Feeling the need to get out of here, (the house, the town), I use a thinly disguised excuse to drive to the big city. On the way home I drove to the scene of the accident. They did a good job cleaning up the debris but its pretty obvious where it happened and where the vehicle came to rest.
Why would I go there?  Because, due to the nature of HIS injuries, I didn’t get a chance to see HIM afterwards. And I was advised by the “Technical Traffic Collision Investigator” that seeing the vehicle would most probably do me a lot more harm than good.  (Up until talking to him there was a 50/50 chance that I was going to go clean out the vehicle myself). Since the above weren’t options the scene of the accident was the last place he was alive, and I was hoping to feel something there.
That’s my biggest problem, (emotionally anyhow) I know HE IS DEAD. His ashes are in the next room, but he doesn’t feel dead to me. Nor do I feel “he’s with me” in that spiritual sense. He just feels…. absent.
I was hoping I’d feel him at the site, or feel a severing inside or something, anything. But I didn’t.
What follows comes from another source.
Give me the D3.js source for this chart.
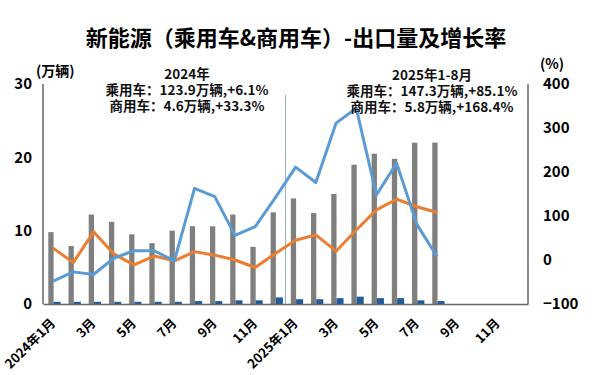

It was hard being there, probably the hardest time I’ve had so far, but again, I thought I’d feel something more than that, something more permanent or final about HIM.
I just can’t imagine having this “he’s dead, but not dead” feeling go on and on…for god knows how long?
It’s like a Teflon coating on my skin, and I’m honestly worried that it’s stopping me from coming to grips with HIM being gone. Like the feelings that I think should come with that just slide off and can’t penetrate through. Obviously there are times when it does penetrate through, but…..geez I sound crazy.

Time to get off that crazy train and think about something else for awhile.


Speaking of HIS ashes…. I don’t know what the hell to do with them.

And no, I won't be putting up a
tacky/disturbing road side memorial at the site.
But if I was going to go that route I think
this one's actually pretty good.
I was fooling myself when I said the urn didn’t scream “DEAD GUY IN HERE” because it does. I mean it’s an urn, no pretending it’s a pretty vase with a lid or a decorative do-dad, because it doesn’t match anything else in the house as far as decorative do-dads go. 
Anyhow, I’m not putting HIM on the mantel; it just feels weird to “display” him. But I don’t want to hide him off in a closet somewhere either, that seems rude. I’m not sure our bedroom’s a good idea, and the guest bedroom would just be awkward for guest. (“I put clean towels out for you to use, they’re right beside the urn” is not something guests should ever hear.)
So if you have any ideas on where HE should be placed until I scatter his ashes please let me know.

BTW The Jeep is a pig on gas, the interior feels cramped (but actually isn’t) and it feels cumbersome when you drive it, if that makes any sense.
So if you want a gas guzzler that’s no fun to drive the 2012 4x4 Jeep Liberty is the car for you…that or a Hummer.